An ISRO astronaut projects a ball vertically upwards with same velocity from the surface of Earth and the surface of
Moon. It takes time t1 to reach maximum height on the Earth while t2 time to reach maximum height on the Moon.
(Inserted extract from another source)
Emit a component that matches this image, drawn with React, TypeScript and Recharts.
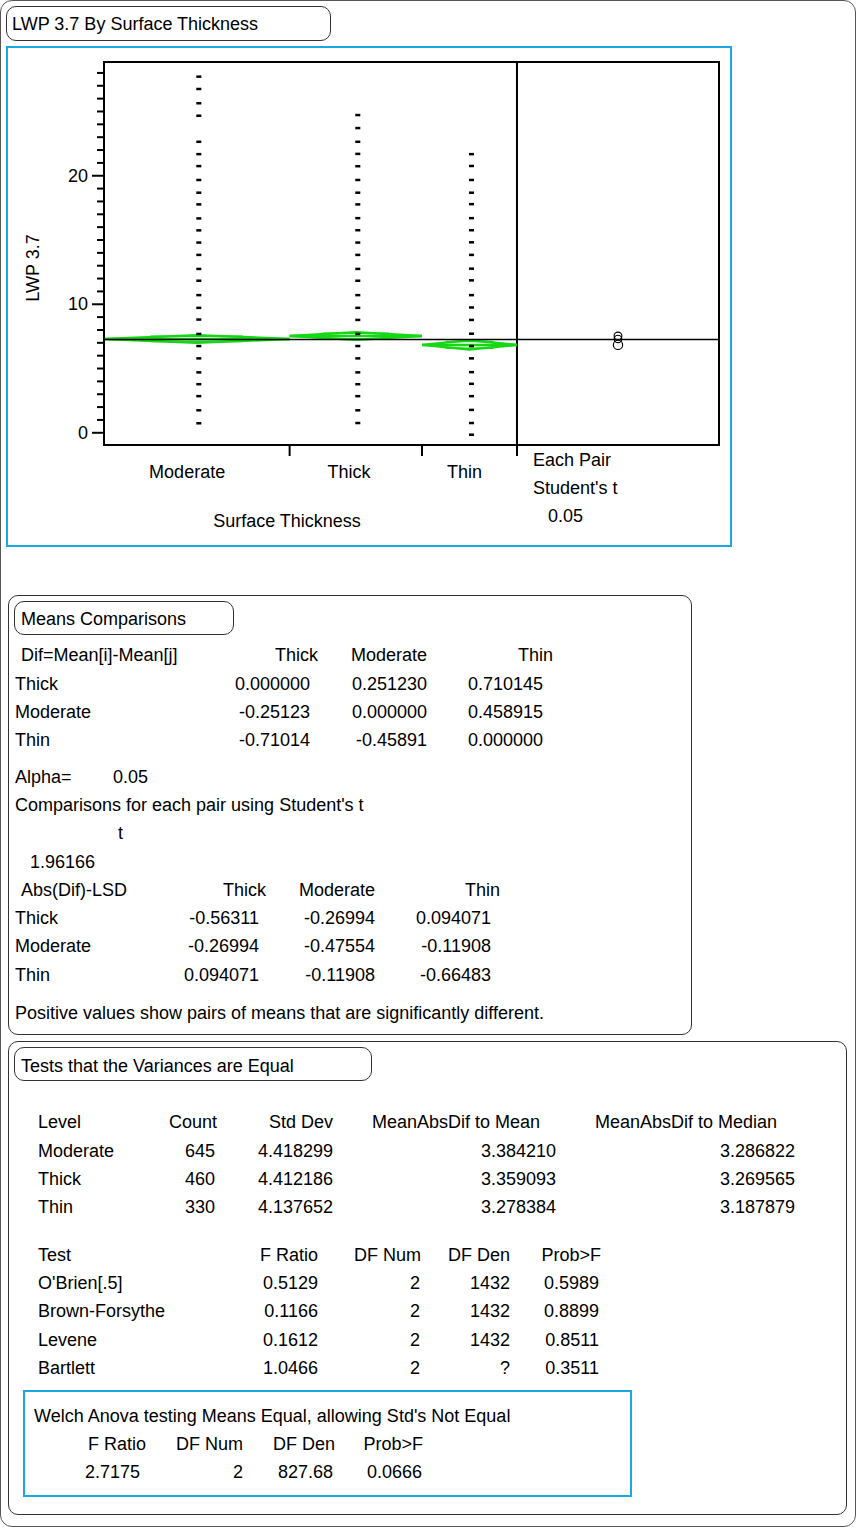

If
gravity on Moon is one-sixth to that on Earth, find the ratio of t2/t1. (Neglect air friction)???

Ans ____________

On earth :-

Initial velocity = u
Final velocity = v
Acceleration due to gravity = -g
Time taken = t1

Equation :- v = u - gt
Now....

v = u-gt1 .......
u = gt1........1

On moon :-

lnitialVelocity = u
Final velocity = v
time taken = t2
acceleration = -g/6

Equation :- v = u-gt
Now....
v = u-g/6t2
u = g/6t2 .....2


By dividing both the equation 1&2

u/u = gt1/gt2

1 = 6t1/t2

= 6 Ans ..

Thank you